MATERIAL PROVIDED:
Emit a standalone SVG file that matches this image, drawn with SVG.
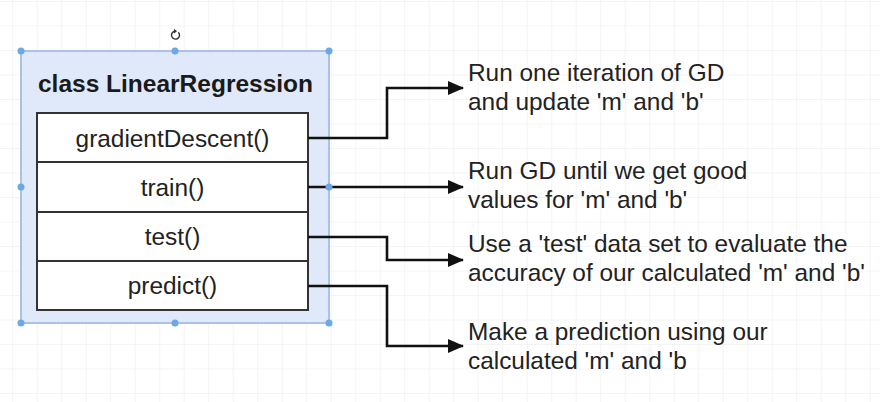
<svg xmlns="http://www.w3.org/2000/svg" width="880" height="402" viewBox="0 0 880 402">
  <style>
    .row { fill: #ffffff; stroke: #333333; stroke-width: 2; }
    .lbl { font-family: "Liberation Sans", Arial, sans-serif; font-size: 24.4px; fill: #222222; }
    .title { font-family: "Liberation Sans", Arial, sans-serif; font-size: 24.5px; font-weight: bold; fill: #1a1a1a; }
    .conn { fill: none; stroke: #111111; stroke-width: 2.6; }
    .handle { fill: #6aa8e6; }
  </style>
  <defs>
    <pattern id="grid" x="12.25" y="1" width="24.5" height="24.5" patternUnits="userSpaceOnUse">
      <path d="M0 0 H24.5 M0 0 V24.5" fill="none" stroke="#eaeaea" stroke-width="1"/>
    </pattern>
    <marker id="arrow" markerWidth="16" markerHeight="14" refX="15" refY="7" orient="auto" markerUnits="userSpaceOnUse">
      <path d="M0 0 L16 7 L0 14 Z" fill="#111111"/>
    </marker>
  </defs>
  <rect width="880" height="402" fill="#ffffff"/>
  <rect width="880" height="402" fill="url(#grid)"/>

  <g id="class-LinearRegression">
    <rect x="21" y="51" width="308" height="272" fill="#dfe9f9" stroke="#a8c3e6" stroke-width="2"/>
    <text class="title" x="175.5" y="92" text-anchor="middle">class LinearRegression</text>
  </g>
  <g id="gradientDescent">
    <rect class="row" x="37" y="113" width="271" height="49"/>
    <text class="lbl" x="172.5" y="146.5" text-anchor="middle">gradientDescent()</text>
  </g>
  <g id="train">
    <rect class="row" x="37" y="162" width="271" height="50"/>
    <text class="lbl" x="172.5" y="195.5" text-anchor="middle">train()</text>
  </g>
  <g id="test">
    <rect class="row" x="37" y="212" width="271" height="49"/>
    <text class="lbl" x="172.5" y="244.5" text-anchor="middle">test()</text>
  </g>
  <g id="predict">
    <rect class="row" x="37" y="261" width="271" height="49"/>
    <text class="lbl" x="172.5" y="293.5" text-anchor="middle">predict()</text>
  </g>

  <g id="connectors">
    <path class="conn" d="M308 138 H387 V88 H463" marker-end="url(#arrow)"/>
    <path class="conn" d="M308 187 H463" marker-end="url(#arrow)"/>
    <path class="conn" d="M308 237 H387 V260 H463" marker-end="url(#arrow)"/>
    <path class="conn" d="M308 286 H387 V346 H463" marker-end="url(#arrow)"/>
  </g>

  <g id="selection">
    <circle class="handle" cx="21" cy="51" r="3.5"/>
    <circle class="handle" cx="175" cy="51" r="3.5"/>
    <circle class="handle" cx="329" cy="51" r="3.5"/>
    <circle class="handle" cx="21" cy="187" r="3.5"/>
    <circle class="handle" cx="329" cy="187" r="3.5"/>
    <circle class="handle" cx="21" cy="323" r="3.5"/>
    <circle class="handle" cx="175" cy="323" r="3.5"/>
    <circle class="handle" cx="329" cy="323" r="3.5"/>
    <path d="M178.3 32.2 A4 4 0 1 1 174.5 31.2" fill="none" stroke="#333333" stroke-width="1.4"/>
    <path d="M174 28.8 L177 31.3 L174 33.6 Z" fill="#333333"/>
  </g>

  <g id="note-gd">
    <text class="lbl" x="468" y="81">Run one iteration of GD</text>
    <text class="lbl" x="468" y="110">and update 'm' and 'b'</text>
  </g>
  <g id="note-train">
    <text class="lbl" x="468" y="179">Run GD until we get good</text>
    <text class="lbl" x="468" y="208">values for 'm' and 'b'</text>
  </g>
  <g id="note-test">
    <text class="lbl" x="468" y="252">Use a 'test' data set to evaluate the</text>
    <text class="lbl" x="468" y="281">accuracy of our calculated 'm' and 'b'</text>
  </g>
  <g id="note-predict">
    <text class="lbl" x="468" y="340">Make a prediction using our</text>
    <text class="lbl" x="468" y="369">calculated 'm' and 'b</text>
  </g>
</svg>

WHAT YOU ARE ASKED TO DO:
Omit the pictures and output all of the other material exactly.

CORRECT RESULT:
Emit a standalone SVG file that matches this image, drawn with SVG.
<svg xmlns="http://www.w3.org/2000/svg" width="880" height="402" viewBox="0 0 880 402">
  <style>
    .row { fill: #ffffff; stroke: #333333; stroke-width: 2; }
    .lbl { font-family: "Liberation Sans", Arial, sans-serif; font-size: 24.4px; fill: #222222; }
    .title { font-family: "Liberation Sans", Arial, sans-serif; font-size: 24.5px; font-weight: bold; fill: #1a1a1a; }
    .conn { fill: none; stroke: #111111; stroke-width: 2.6; }
    .handle { fill: #6aa8e6; }
  </style>
  <defs>
    <pattern id="grid" x="12.25" y="1" width="24.5" height="24.5" patternUnits="userSpaceOnUse">
      <path d="M0 0 H24.5 M0 0 V24.5" fill="none" stroke="#eaeaea" stroke-width="1"/>
    </pattern>
    <marker id="arrow" markerWidth="16" markerHeight="14" refX="15" refY="7" orient="auto" markerUnits="userSpaceOnUse">
      <path d="M0 0 L16 7 L0 14 Z" fill="#111111"/>
    </marker>
  </defs>
  <rect width="880" height="402" fill="#ffffff"/>
  <rect width="880" height="402" fill="url(#grid)"/>

  <g id="class-LinearRegression">
    <rect x="21" y="51" width="308" height="272" fill="#dfe9f9" stroke="#a8c3e6" stroke-width="2"/>
    <text class="title" x="175.5" y="92" text-anchor="middle">class LinearRegression</text>
  </g>
  <g id="gradientDescent">
    <rect class="row" x="37" y="113" width="271" height="49"/>
    <text class="lbl" x="172.5" y="146.5" text-anchor="middle">gradientDescent()</text>
  </g>
  <g id="train">
    <rect class="row" x="37" y="162" width="271" height="50"/>
    <text class="lbl" x="172.5" y="195.5" text-anchor="middle">train()</text>
  </g>
  <g id="test">
    <rect class="row" x="37" y="212" width="271" height="49"/>
    <text class="lbl" x="172.5" y="244.5" text-anchor="middle">test()</text>
  </g>
  <g id="predict">
    <rect class="row" x="37" y="261" width="271" height="49"/>
    <text class="lbl" x="172.5" y="293.5" text-anchor="middle">predict()</text>
  </g>

  <g id="connectors">
    <path class="conn" d="M308 138 H387 V88 H463" marker-end="url(#arrow)"/>
    <path class="conn" d="M308 187 H463" marker-end="url(#arrow)"/>
    <path class="conn" d="M308 237 H387 V260 H463" marker-end="url(#arrow)"/>
    <path class="conn" d="M308 286 H387 V346 H463" marker-end="url(#arrow)"/>
  </g>

  <g id="selection">
    <circle class="handle" cx="21" cy="51" r="3.5"/>
    <circle class="handle" cx="175" cy="51" r="3.5"/>
    <circle class="handle" cx="329" cy="51" r="3.5"/>
    <circle class="handle" cx="21" cy="187" r="3.5"/>
    <circle class="handle" cx="329" cy="187" r="3.5"/>
    <circle class="handle" cx="21" cy="323" r="3.5"/>
    <circle class="handle" cx="175" cy="323" r="3.5"/>
    <circle class="handle" cx="329" cy="323" r="3.5"/>
    <path d="M178.3 32.2 A4 4 0 1 1 174.5 31.2" fill="none" stroke="#333333" stroke-width="1.4"/>
    <path d="M174 28.8 L177 31.3 L174 33.6 Z" fill="#333333"/>
  </g>

  <g id="note-gd">
    <text class="lbl" x="468" y="81">Run one iteration of GD</text>
    <text class="lbl" x="468" y="110">and update 'm' and 'b'</text>
  </g>
  <g id="note-train">
    <text class="lbl" x="468" y="179">Run GD until we get good</text>
    <text class="lbl" x="468" y="208">values for 'm' and 'b'</text>
  </g>
  <g id="note-test">
    <text class="lbl" x="468" y="252">Use a 'test' data set to evaluate the</text>
    <text class="lbl" x="468" y="281">accuracy of our calculated 'm' and 'b'</text>
  </g>
  <g id="note-predict">
    <text class="lbl" x="468" y="340">Make a prediction using our</text>
    <text class="lbl" x="468" y="369">calculated 'm' and 'b</text>
  </g>
</svg>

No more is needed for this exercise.